- _WHAT YOU SHOULD DO_
Only the lines from the top of the records below through the line containing "from matplotlib.patches import Rectangle" should be printed, exactly and without pictures.

-- begin --

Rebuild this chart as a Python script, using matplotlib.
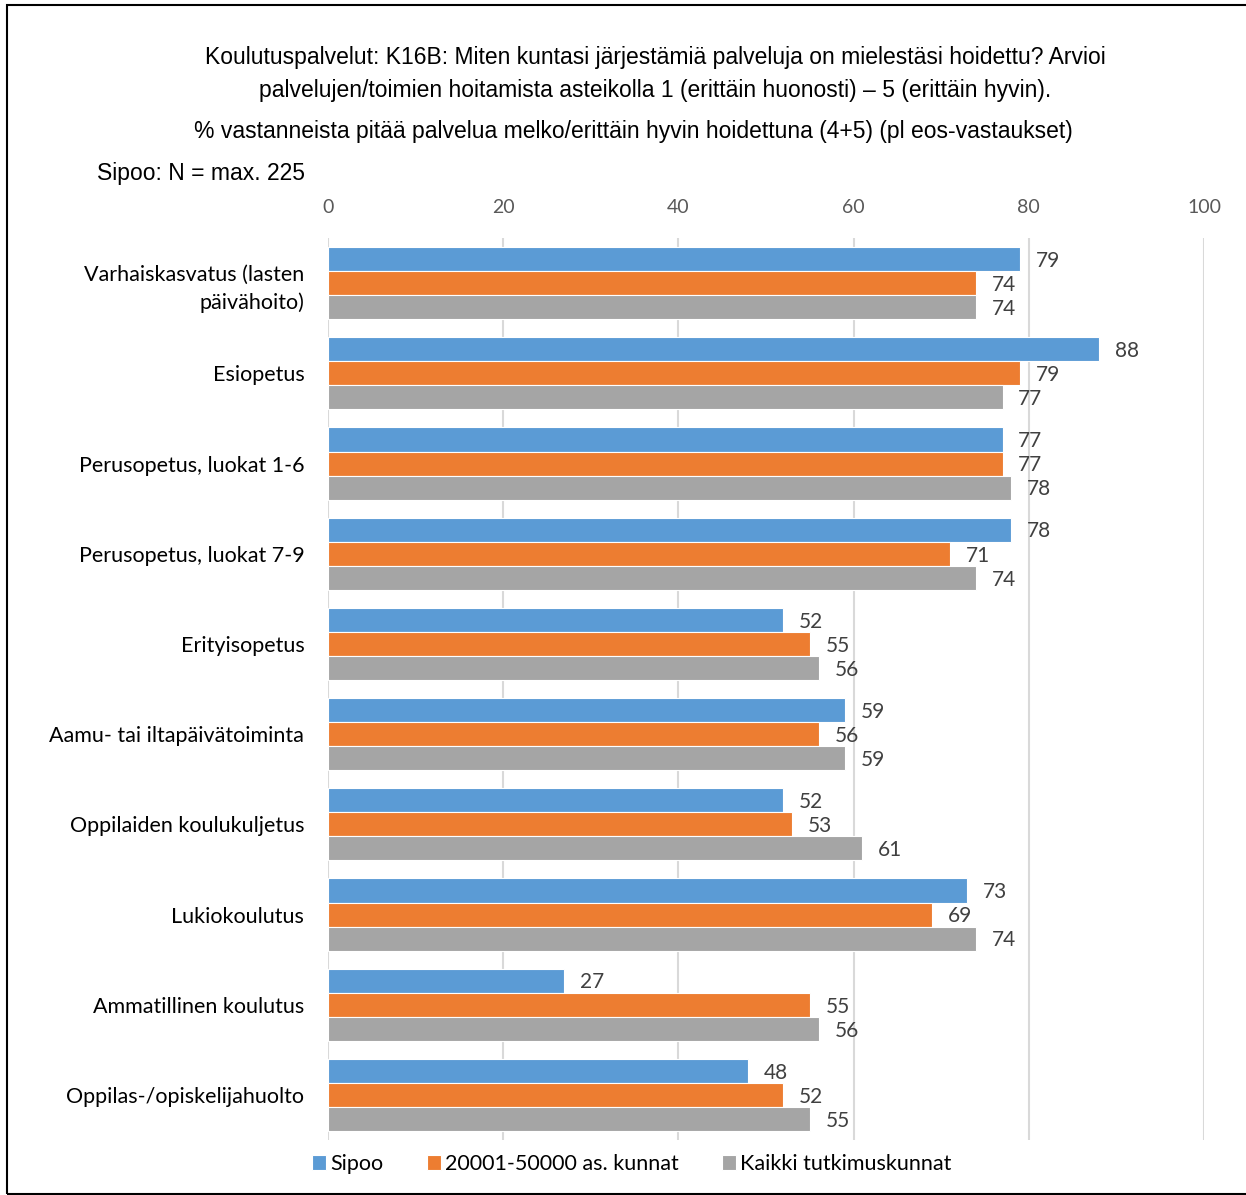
import numpy as np
import matplotlib.pyplot as plt
from matplotlib.patches import Rectangle

categories = ['Varhaiskasvatus (lasten\npäivähoito)', 'Esiopetus', 'Perusopetus, luokat 1-6',
              'Perusopetus, luokat 7-9', 'Erityisopetus', 'Aamu- tai iltapäivätoiminta',
              'Oppilaiden koulukuljetus', 'Lukiokoulutus', 'Ammatillinen koulutus',
              'Oppilas-/opiskelijahuolto']
sipoo = [79, 88, 77, 78, 52, 59, 52, 73, 27, 48]
kunnat = [74, 79, 77, 71, 55, 56, 53, 69, 55, 52]
kaikki = [74, 77, 78, 74, 56, 59, 61, 74, 56, 55]
series_names = ['Sipoo', '20001-50000 as. kunnat', 'Kaikki tutkimuskunnat']
colors = ['#5B9BD5', '#ED7D31', '#A5A5A5']
xticks = [0, 20, 40, 60, 80, 100]

title_font = ['Liberation Sans Narrow', 'Liberation Sans', 'DejaVu Sans']
body_font = ['Lato', 'DejaVu Sans']

fig = plt.figure(figsize=(12.46, 11.95), dpi=100)
ax = fig.add_axes([0.2632, 0.046, 0.7031, 0.7548])

y = np.arange(len(categories))
h = 0.8 / 3
for i, (vals, col) in enumerate(zip([sipoo, kunnat, kaikki], colors)):
    pos = y - 0.4 + h * (i + 0.5)
    ax.barh(pos, vals, height=h, color=col, edgecolor='white', linewidth=0.8,
            label=series_names[i], zorder=3)
    for p, v in zip(pos, vals):
        ax.text(v + 1.8, p + 0.02, str(v), va='center', ha='left', fontsize=15,
                color='#404040', family=body_font)

ax.set_xlim(0, 100)
ax.set_ylim(len(categories) - 0.5, -0.5)
ax.set_xticks(xticks)
ax.xaxis.tick_top()
ax.tick_params(axis='x', length=0, pad=16, labelsize=14, labelcolor='#595959')
ax.tick_params(axis='y', length=0, pad=17)
ax.set_yticks(y)
ax.set_yticklabels(categories, family=body_font, fontsize=15.5, color='black',
                   linespacing=1.45)
for lbl in ax.get_xticklabels():
    lbl.set_family(body_font)
ax.grid(axis='x', color='#D9D9D9', linewidth=1.5, zorder=0)
for s in ax.spines.values():
    s.set_visible(False)

leg = fig.legend(loc='center', bbox_to_anchor=(0.507, 0.026), ncol=3, frameon=False,
                 prop={'family': body_font, 'size': 15.5}, handlelength=0.65,
                 handleheight=0.65, handletextpad=0.2, columnspacing=2.0)

fig.text(0.526, 0.952, 'Koulutuspalvelut: K16B: Miten kuntasi järjestämiä palveluja on mielestäsi hoidettu? Arvioi',
         ha='center', va='center', fontsize=16.5, family=title_font)
fig.text(0.526, 0.924, 'palvelujen/toimien hoitamista asteikolla 1 (erittäin huonosti) – 5 (erittäin hyvin).',
         ha='center', va='center', fontsize=16.5, family=title_font)
fig.text(0.508, 0.890, '% vastanneista pitää palvelua melko/erittäin hyvin hoidettuna (4+5) (pl eos-vastaukset)',
         ha='center', va='center', fontsize=16.5, family=title_font)
fig.text(0.078, 0.855, 'Sipoo: N = max. 225', ha='left', va='center', fontsize=16.5, family=title_font)

fig.patches.append(Rectangle((0.006, 0.001), 1.0, 0.995, transform=fig.transFigure,
                             fill=False, edgecolor='black', linewidth=1.5))

fig.savefig('out.png', dpi=100)
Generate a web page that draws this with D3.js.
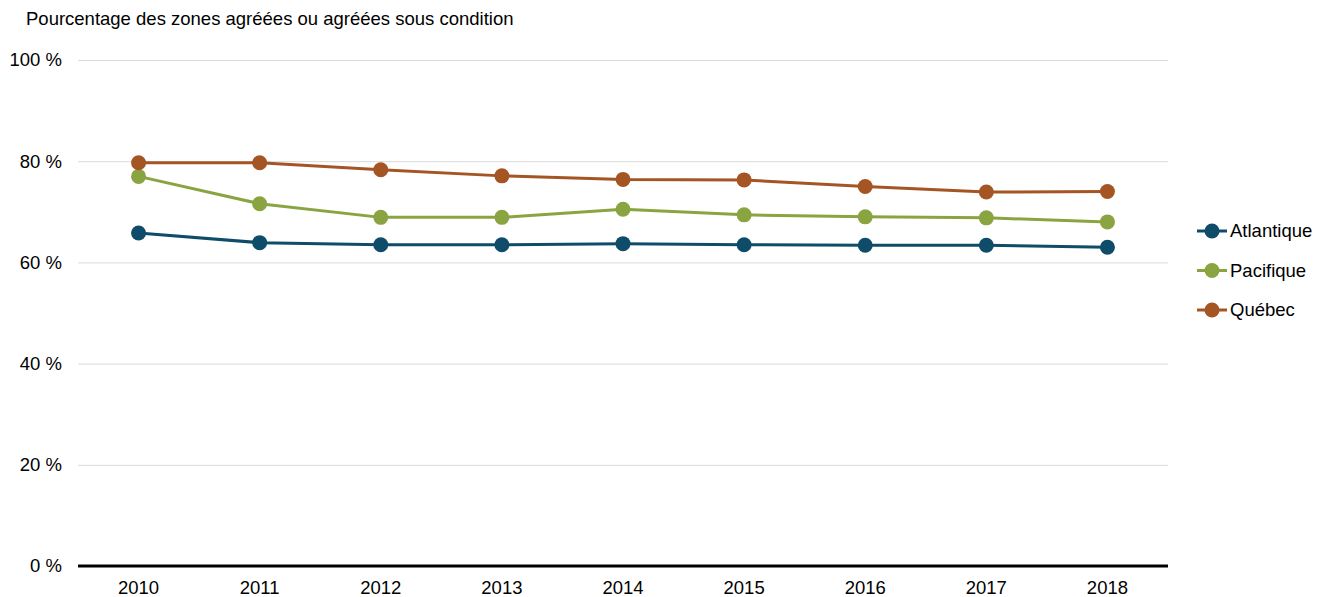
<!DOCTYPE html>
<html>
<head>
<meta charset="utf-8">
<script src="https://cdn.jsdelivr.net/npm/d3@7"></script>
<style>
    body { margin: 0; background: #fff; }
    svg text { font-family: "Liberation Sans", Arial, sans-serif; fill: #000; }
</style>
</head>
<body>
<div id="chart"></div>
<script>
"use strict";

var years = ["2010", "2011", "2012", "2013", "2014", "2015", "2016", "2017", "2018"];
var seriesNames = ["Atlantique", "Pacifique", "Québec"];
var atlantique = [65.8, 63.9, 63.5, 63.5, 63.7, 63.5, 63.4, 63.4, 63.0];
var pacifique = [77.0, 71.6, 68.9, 68.9, 70.5, 69.4, 69.0, 68.8, 68.0];
var quebec = [79.7, 79.7, 78.3, 77.1, 76.4, 76.3, 75.0, 73.9, 74.0];
var yTicks = [0, 20, 40, 60, 80, 100];
var colors = ["#0f4c69", "#8aa441", "#a55524"];

var W = 1322, H = 597;
var FONT = "18.5px";
var MARGIN = { left: 78, right: 154, top: 60, bottom: 31 };
var plotW = W - MARGIN.left - MARGIN.right;
var plotH = H - MARGIN.top - MARGIN.bottom;

var svg = d3.select("#chart").append("svg")
    .attr("width", W)
    .attr("height", H);

svg.append("text")
    .attr("x", 26)
    .attr("y", 25)
    .style("font-size", FONT)
    .text("Pourcentage des zones agréées ou agréées sous condition");

var g = svg.append("g")
    .attr("transform", "translate(" + MARGIN.left + "," + MARGIN.top + ")");

var x = d3.scaleBand().domain(years).range([0, plotW]);
var y = d3.scaleLinear().domain([0, 100]).range([plotH, 0]);

// gridlines + y labels
var yAxis = d3.axisLeft(y)
    .tickValues(yTicks)
    .tickSize(-plotW)
    .tickPadding(16)
    .tickFormat(function(d) { return d + " %"; });

g.append("g")
    .attr("class", "y-axis")
    .call(yAxis)
    .call(function(sel) {
        sel.select(".domain").remove();
        sel.selectAll(".tick line").attr("stroke", "#d9d9d9").attr("stroke-width", 1);
        sel.selectAll(".tick text").style("font-size", FONT).attr("fill", "#000");
    });

// x axis
var xAxis = d3.axisBottom(x).tickSize(0).tickPadding(15);
g.append("g")
    .attr("class", "x-axis")
    .attr("transform", "translate(0," + plotH + ")")
    .call(xAxis)
    .call(function(sel) {
        sel.select(".domain").remove();
        sel.selectAll(".tick text").style("font-size", FONT).attr("fill", "#000");
    });

g.append("line")
    .attr("x1", 0)
    .attr("x2", plotW)
    .attr("y1", y(0))
    .attr("y2", y(0))
    .attr("stroke", "#000")
    .attr("stroke-width", 3);

var series = [atlantique, pacifique, quebec].map(function(vals, i) {
    return {
        name: seriesNames[i],
        color: colors[i],
        values: vals.map(function(v, j) { return { year: years[j], value: v }; })
    };
});

var line = d3.line()
    .x(function(d) { return x(d.year) + x.bandwidth() / 2; })
    .y(function(d) { return y(d.value); });

var sg = g.selectAll(".series")
    .data(series)
    .enter().append("g")
    .attr("class", "series");

sg.append("path")
    .attr("d", function(d) { return line(d.values); })
    .attr("fill", "none")
    .attr("stroke", function(d) { return d.color; })
    .attr("stroke-width", 3);

sg.selectAll("circle")
    .data(function(d) { return d.values.map(function(v) { return { v: v, color: d.color }; }); })
    .enter().append("circle")
    .attr("cx", function(d) { return x(d.v.year) + x.bandwidth() / 2; })
    .attr("cy", function(d) { return y(d.v.value); })
    .attr("r", 7.5)
    .attr("fill", function(d) { return d.color; });

// legend
var legend = svg.append("g")
    .attr("class", "legend")
    .attr("transform", "translate(1197,231)");

var item = legend.selectAll(".item")
    .data(series)
    .enter().append("g")
    .attr("class", "item")
    .attr("transform", function(d, i) { return "translate(0," + (i * 39.5) + ")"; });

item.append("line")
    .attr("x1", 0).attr("x2", 30)
    .attr("stroke", function(d) { return d.color; })
    .attr("stroke-width", 3);

item.append("circle")
    .attr("cx", 15)
    .attr("r", 7.5)
    .attr("fill", function(d) { return d.color; });

item.append("text")
    .attr("x", 33)
    .attr("dy", "0.35em")
    .style("font-size", FONT)
    .text(function(d) { return d.name; });
</script>
</body>
</html>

-- end --

- _REPLY TO THE EXERCISE_
Rebuild this chart as a Python script, using matplotlib.
import numpy as np
import matplotlib.pyplot as plt
from matplotlib.patches import Rectangle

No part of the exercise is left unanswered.